JANET BLASER-head shot

Our friend Janet Blaser

Right now I’m dealing with the wonderful new cycle of a dear friend who has done so very much for Mazatlán during her life here—astoundingly so, in my opinion. I admire her greatly and love her dearly. Janet Blaser started and has run M! Magazine, that terrific English-language monthly we are fortunate to have seasonally. As part of that endeavor, she’s thrown some of the best parties the expat community has had over the past decade, in some of the most unique venues in town. Janet also was the visionary and founder of the Farmer’s Market, our local organic produce market, which has played a crucial role in transforming the reality of food and restaurant offerings in Mazatlán. She pretty much single-handedly organized our Women’s March Mazatlán last January, bringing together nearly 500 locals and expats so that we could be “on the map” and have our voices heard with the rest of the world as Trump took office. Personally, she’s always ready with an alternative viewpoint, a contradictory opinion, the inside scoop on goings-on around town, and a good belly laugh. I will miss that.
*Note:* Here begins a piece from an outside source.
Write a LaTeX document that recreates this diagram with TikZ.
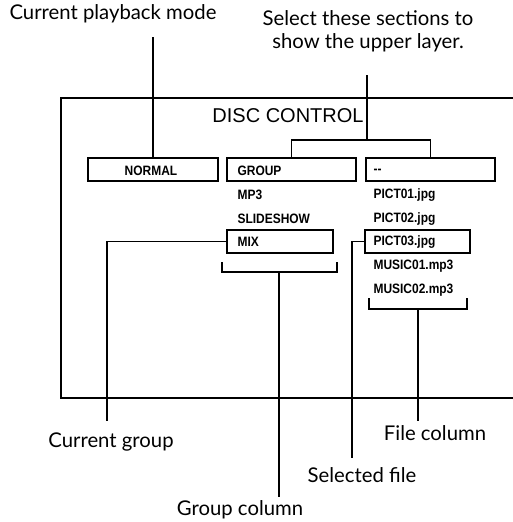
\documentclass[tikz,border=0pt]{standalone}
\usepackage{fontspec}
\setmainfont{Lato}
\newfontfamily\helv{Liberation Sans}
\newfontfamily\cond[FakeStretch=0.88]{Liberation Sans Bold}
\begin{document}
\begin{tikzpicture}[x=1pt,y=-1pt,line width=1.1pt,
  lbl/.style={font=\fontsize{20.3}{23}\selectfont,inner sep=0pt},
  itm/.style={font=\cond\fontsize{13.6}{14}\selectfont,inner sep=0pt,anchor=west},
  bx/.style={draw,inner sep=0pt,minimum height=23pt}]
\useasboundingbox (0,0) rectangle (513,522);
% outer frame
\draw (513,98) -- (61,98) -- (61,398) -- (513,398);
\node[font=\helv\fontsize{20}{22}\selectfont,inner sep=0pt] (title) at (288,116) {DISC CONTROL};
% boxes
\node[bx,minimum width=130pt] (normal) at (153,169.5) {};
\node[bx,minimum width=129pt] (group) at (291.5,169.5) {};
\node[bx,minimum width=129pt] (dash) at (430.5,169.5) {};
\node[bx,minimum width=106pt] (mix) at (280,241.5) {};
\node[bx,minimum width=105pt] (pict3) at (417.5,241.5) {};
% texts
\node[itm,anchor=center] (tnormal) at (151,171) {NORMAL};
\node[itm] (tgroup) at (237,171) {GROUP};
\node[itm] (tdash) at (373,171) {--};
\node[itm] (mp3) at (237,195) {MP3};
\node[itm] (slide) at (237,219) {SLIDESHOW};
\node[itm] (tmix) at (237,242) {MIX};
\node[itm] (p1) at (373,195) {PICT01.jpg};
\node[itm] (p2) at (373,219) {PICT02.jpg};
\node[itm] (tp3) at (373,242) {PICT03.jpg};
\node[itm] (m1) at (373,266) {MUSIC01.mp3};
\node[itm] (m2) at (373,290) {MUSIC02.mp3};
% labels
\node[lbl] (lmode) at (113,14) {Current playback mode};
\node[lbl,align=center] (lsel) at (368,31) {Select these sections to\\show the upper layer.};
\node[lbl] (lcg) at (111,442) {Current group};
\node[lbl] (lsf) at (362,475) {Selected file};
\node[lbl] (lgc) at (240,510) {Group column};
\node[lbl] (lfc) at (435,433) {File column};
% connectors
\coordinate (modetop) at (153,37);
\draw (modetop) -- (normal.north);
\coordinate (seltop) at (367,75);
\coordinate (selbar) at (367,140);
\draw (seltop) -- (selbar);
\draw (group.north) -- (group.north |- selbar) -- (dash.north |- selbar) -- (dash.north);
% current group
\coordinate (cgend) at (107,421);
\draw (mix.west) -| (cgend);
% selected file
\coordinate (sfend) at (352,458);
\draw (pict3.west) -| (sfend);
% group column bracket
\coordinate (gbl) at (222,262);
\coordinate (gbr) at (337,262);
\coordinate (gstem) at (279,272);
\coordinate (gend) at (279,497);
\draw (gbl) -- (gbl |- gstem) -- (gbr |- gstem) -- (gbr);
\draw (gstem) -- (gend);
% file column bracket
\coordinate (fbl) at (369,298);
\coordinate (fbr) at (467,298);
\coordinate (fstem) at (418,309);
\coordinate (fend) at (418,421);
\draw (fbl) -- (fbl |- fstem) -- (fbr |- fstem) -- (fbr);
\draw (fstem) -- (fend);
\end{tikzpicture}
\end{document}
She is so ready for her new life cycle. She’s rented a darling home with a killer view in Nayarit (the state south of Sinaloa), and has it fully furnished in her mind. She has a two-minute walk to a quiet and incredibly scenic little beach; it’s going to rock. She’s already made her first new friends, who share her passions for organic, sustainable living and surfing. She is excited about the new projects she’ll now have time and energy to work on, which will take her new places mentally, emotionally and physically. All is good. I’m thrilled for her. It’s full of growth and wisdom; it’s right. Click on any photo to view it larger or see a slideshow.
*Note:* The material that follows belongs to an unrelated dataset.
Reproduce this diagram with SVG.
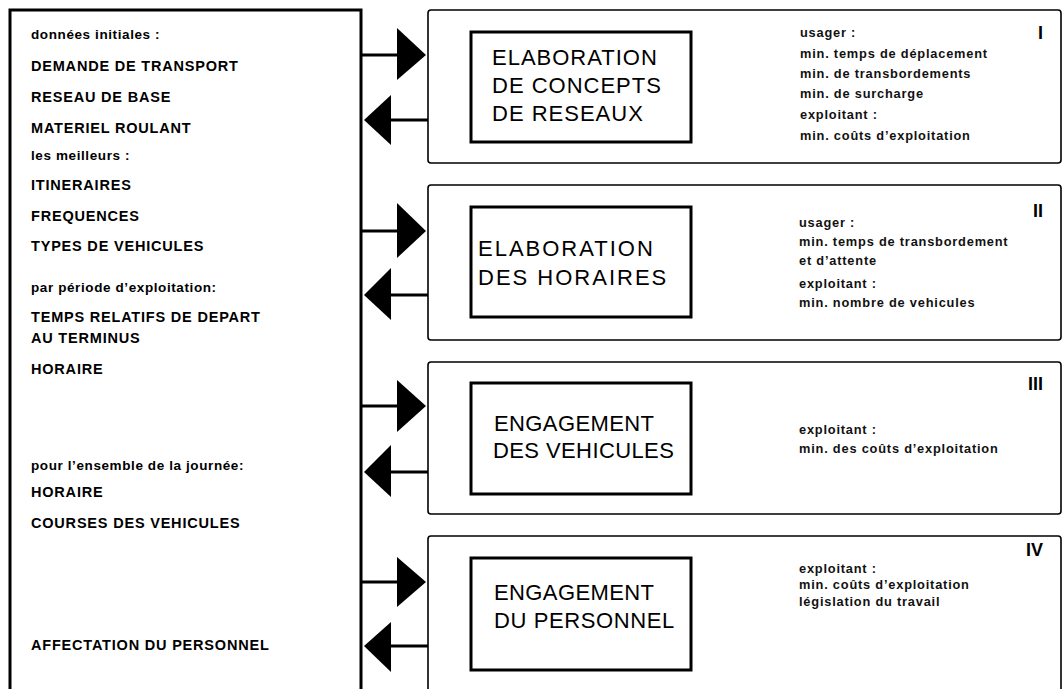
<svg xmlns="http://www.w3.org/2000/svg" width="1063" height="689" viewBox="0 0 1063 689">
<style>
.bg{fill:#fff}
.panel{fill:none;stroke:#000;stroke-width:3}
.outer{fill:#fff;stroke:#000;stroke-width:1.6}
.inner{fill:none;stroke:#000;stroke-width:3}
.shaft{stroke:#000;stroke-width:3}
.head{fill:#000}
.cap{font-family:"Liberation Sans",Arial,sans-serif;font-weight:bold;font-size:14.5px;letter-spacing:0.8px;fill:#000}
.lab{font-family:"Liberation Sans",Arial,sans-serif;font-weight:bold;font-size:13.5px;letter-spacing:0.6px;fill:#000}
.crit{font-family:"Liberation Sans",Arial,sans-serif;font-weight:bold;font-size:12.8px;letter-spacing:0.8px;fill:#111}
.title{font-family:"Liberation Sans",Arial,sans-serif;font-size:22px;letter-spacing:1px;fill:#000}
.title2{font-family:"Liberation Sans",Arial,sans-serif;font-size:22px;letter-spacing:2px;fill:#000}
.num{font-family:"Liberation Sans",Arial,sans-serif;font-weight:bold;font-size:18px;fill:#000;text-anchor:end}
</style>
<rect class="bg" x="0" y="0" width="1063" height="689"/>

<g id="donnees">
<path class="panel" d="M10,692 V10 H361 V692"/>
<text class="lab" x="31" y="39">données initiales :</text>
<text class="cap" x="31" y="71">DEMANDE DE TRANSPORT</text>
<text class="cap" x="31" y="102">RESEAU DE BASE</text>
<text class="cap" x="31" y="133">MATERIEL ROULANT</text>
<text class="lab" x="31" y="160">les meilleurs :</text>
<text class="cap" x="31" y="190">ITINERAIRES</text>
<text class="cap" x="31" y="221">FREQUENCES</text>
<text class="cap" x="31" y="251">TYPES DE VEHICULES</text>
<text class="lab" x="31" y="292">par période d’exploitation:</text>
<text class="cap" x="31" y="322">TEMPS RELATIFS DE DEPART</text>
<text class="cap" x="31" y="343">AU TERMINUS</text>
<text class="cap" x="31" y="374">HORAIRE</text>
<text class="lab" x="31" y="470">pour l’ensemble de la journée:</text>
<text class="cap" x="31" y="497">HORAIRE</text>
<text class="cap" x="31" y="528">COURSES DES VEHICULES</text>
<text class="cap" x="31" y="650">AFFECTATION DU PERSONNEL</text>
</g>

<g id="etape1">
<rect class="outer" x="428" y="10" width="633" height="153" rx="3"/>
<rect class="inner" x="471" y="32" width="220" height="110"/>
<text class="title" x="492" y="65">ELABORATION</text>
<text class="title" x="492" y="93">DE CONCEPTS</text>
<text class="title" x="492" y="121">DE RESEAUX</text>
<text class="crit" x="800" y="37">usager :</text>
<text class="crit" x="800" y="58">min. temps de déplacement</text>
<text class="crit" x="800" y="78">min. de transbordements</text>
<text class="crit" x="800" y="98">min. de surcharge</text>
<text class="crit" x="800" y="119">exploitant :</text>
<text class="crit" x="800" y="140">min. coûts d’exploitation</text>
<text class="num" x="1043" y="39">I</text>
</g>

<g id="etape2">
<rect class="outer" x="428" y="185" width="633" height="155" rx="3"/>
<rect class="inner" x="471" y="207" width="220" height="110"/>
<text class="title2" x="478" y="256">ELABORATION</text>
<text class="title2" x="478" y="285">DES HORAIRES</text>
<text class="crit" x="799" y="227">usager :</text>
<text class="crit" x="799" y="246">min. temps de transbordement</text>
<text class="crit" x="799" y="265">et d’attente</text>
<text class="crit" x="799" y="288">exploitant :</text>
<text class="crit" x="799" y="307">min. nombre de vehicules</text>
<text class="num" x="1043" y="217">II</text>
</g>

<g id="etape3">
<rect class="outer" x="428" y="362" width="633" height="152" rx="3"/>
<rect class="inner" x="471" y="383" width="220" height="111"/>
<text class="title" x="494" y="431" style="letter-spacing:0.4px">ENGAGEMENT</text>
<text class="title" x="493" y="458" style="letter-spacing:0.4px">DES VEHICULES</text>
<text class="crit" x="799" y="434">exploitant :</text>
<text class="crit" x="799" y="453">min. des coûts d’exploitation</text>
<text class="num" x="1043" y="390">III</text>
</g>

<g id="etape4">
<rect class="outer" x="428" y="536" width="633" height="160" rx="3"/>
<rect class="inner" x="471" y="558" width="220" height="112"/>
<text class="title" x="494" y="600" style="letter-spacing:0.4px">ENGAGEMENT</text>
<text class="title" x="494" y="628" style="letter-spacing:0.6px">DU PERSONNEL</text>
<text class="crit" x="799" y="573">exploitant :</text>
<text class="crit" x="799" y="589">min. coûts d’exploitation</text>
<text class="crit" x="799" y="606">législation du travail</text>
<text class="num" x="1043" y="556">IV</text>
</g>

<g id="connecteurs">
<line class="shaft" x1="361" y1="55" x2="400" y2="55"/>
<polygon class="head" points="397,28 426,55 397,80"/>
<line class="shaft" x1="428" y1="120" x2="388" y2="120"/>
<polygon class="head" points="391,95 364,120 391,145"/>

<line class="shaft" x1="361" y1="231" x2="400" y2="231"/>
<polygon class="head" points="397,203 426,231 397,258"/>
<line class="shaft" x1="428" y1="295" x2="388" y2="295"/>
<polygon class="head" points="391,268 364,295 391,320"/>

<line class="shaft" x1="361" y1="406" x2="400" y2="406"/>
<polygon class="head" points="397,380 426,406 397,432"/>
<line class="shaft" x1="428" y1="472" x2="388" y2="472"/>
<polygon class="head" points="391,445 364,472 391,497"/>

<line class="shaft" x1="361" y1="582" x2="400" y2="582"/>
<polygon class="head" points="397,557 426,582 397,607"/>
<line class="shaft" x1="428" y1="646" x2="388" y2="646"/>
<polygon class="head" points="391,622 364,646 391,672"/>
</g>
</svg>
And she is doing it right. With a month before she actually moves, Janet has already cleaned many things out, packed up a bunch of stuff, and advertised for a garage sale. This way her apartment reminds her on a daily basis of the excitement of her new life, and helps her deal with the reality of the shift. She’s smart and wise. Damn her. 😉

What a gift to be that type of person, one who leaves a place better than when she entered it. A new owner is now the custodian of M!; the growers themselves are now in charge of the organic market. Good karma for beginning a new cycle.

Godspeed, my dear. We will be visiting you very soon. Know you will be missed, by so many, in deep ways. And know we are all rooting for your joy. Thank you for moving my cheese, even though I hate it. Life is change, it is a journey, it’s all about transition. Darn it.